This model is a proof-of-concept for an algorithm to generate gaze cloud data based on images. It uses datasets from MIT's saliency benchmark to train the model, but it can be adapted for use for any images. The algorithm uses an image (3x1080x1920) and a salient map (1x192x104) as parameters and outputs a 1x54x96 gaze cloud image. The code in train.py uses MIT's premade salient images, however the model can be adopted to use salient image algorithms at runtime instead. The results generated from this experiment are promising, showing evidence of functional gaze generation. Weaknesses of the model are a center-image-biase even on images with salient object near the edges, a large amount of feedback noise, and inability to have multiple gaze clouds in one image with seperate salient objects. If I were to have a system with more power, I would have made the model deeper, as I feel the results are underfit.

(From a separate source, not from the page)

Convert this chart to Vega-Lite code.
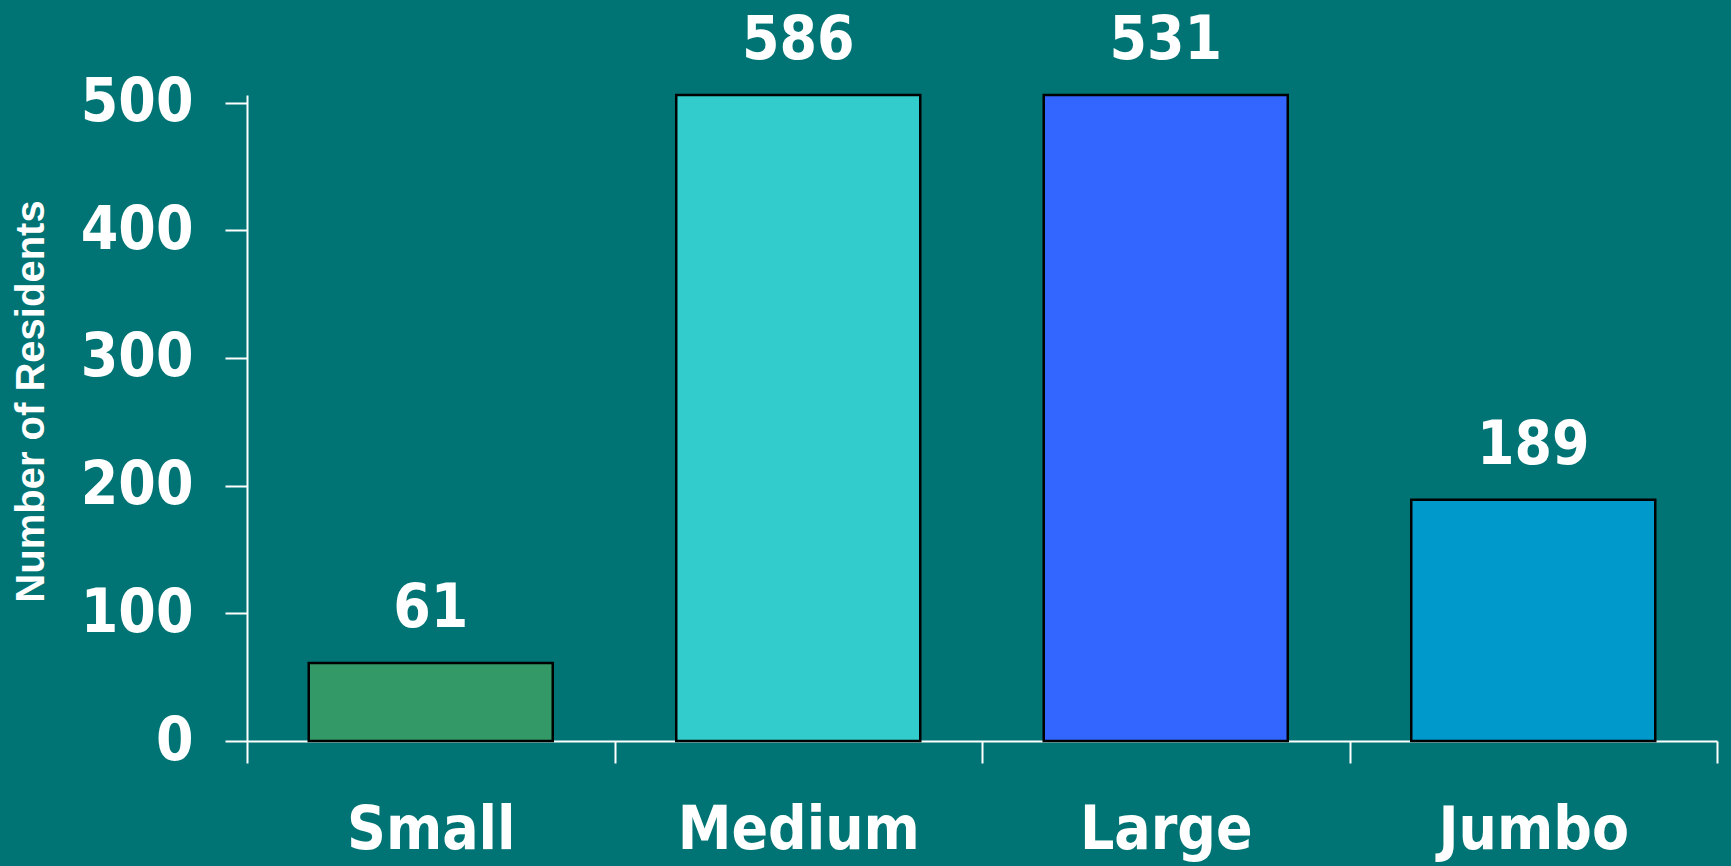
{
  "$schema": "https://vega.github.io/schema/vega-lite/v6.json",
  "width": 1470,
  "height": 646,
  "autosize": {"type": "none"},
  "padding": {"left": 247, "top": 95, "right": 14, "bottom": 125},
  "background": "#007474",
  "view": {"stroke": null},
  "data": {
    "values": [
      {"size": "Small", "residents": 61},
      {"size": "Medium", "residents": 586},
      {"size": "Large", "residents": 531},
      {"size": "Jumbo", "residents": 189}
    ]
  },
  "encoding": {
    "x": {
      "field": "size",
      "type": "nominal",
      "sort": null,
      "scale": {"paddingInner": 0, "paddingOuter": 0},
      "axis": {
        "title": null,
        "labelAngle": 0,
        "tickBand": "extent",
        "domainColor": "white",
        "domainWidth": 2,
        "tickColor": "white",
        "tickWidth": 2,
        "tickSize": 22,
        "labelColor": "white",
        "labelFont": "DejaVu Sans Condensed, DejaVu Sans",
        "labelFontWeight": "bold",
        "labelFontSize": 60,
        "labelBaseline": "alphabetic",
        "labelPadding": 85,
        "labelLimit": 0
      }
    },
    "y": {
      "field": "residents",
      "type": "quantitative",
      "scale": {"domain": [0, 506], "clamp": true, "nice": false},
      "axis": {
        "title": "Number of Residents",
        "values": [0, 100, 200, 300, 400, 500],
        "grid": false,
        "domainColor": "white",
        "domainWidth": 2,
        "tickColor": "white",
        "tickWidth": 2,
        "tickSize": 22,
        "labelColor": "white",
        "labelFont": "DejaVu Sans Condensed, DejaVu Sans",
        "labelFontWeight": "bold",
        "labelFontSize": 60,
        "labelPadding": 32,
        "titleColor": "white",
        "titleFont": "Liberation Sans",
        "titleFontWeight": "bold",
        "titleFontSize": 40,
        "titleAngle": -90,
        "titleAlign": "center",
        "titleBaseline": "alphabetic",
        "titleX": -204,
        "titleY": 306
      }
    }
  },
  "layer": [
    {
      "mark": {"type": "bar", "stroke": "black", "strokeWidth": 2.5, "width": {"band": 0.664}},
      "encoding": {
        "color": {
          "field": "size",
          "type": "nominal",
          "scale": {
            "domain": ["Small", "Medium", "Large", "Jumbo"],
            "range": ["#339966", "#33CCCC", "#3366FF", "#0099CC"]
          },
          "legend": null
        }
      }
    },
    {
      "mark": {
        "type": "text",
        "color": "white",
        "font": "DejaVu Sans Condensed, DejaVu Sans",
        "fontWeight": "bold",
        "fontSize": 60,
        "baseline": "alphabetic",
        "dy": -36
      },
      "encoding": {
        "text": {"field": "residents", "type": "quantitative"}
      }
    }
  ]
}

Training Set Download: train.zip
Testing Set Download: test.zip
To use this dataset, put the trainSet and testSet folders in the same directory as train.py and test.py. To use this in your code, you may need to change the path in train.py and test.py. To create a pytorch set, you can create a EyeTrackingDataset object and pass in the path of your project, and a list of subfolders in trainSet to use.
If you want to use this code with a different dataset, you must change the EyeTrackingDataset.py to allow for it.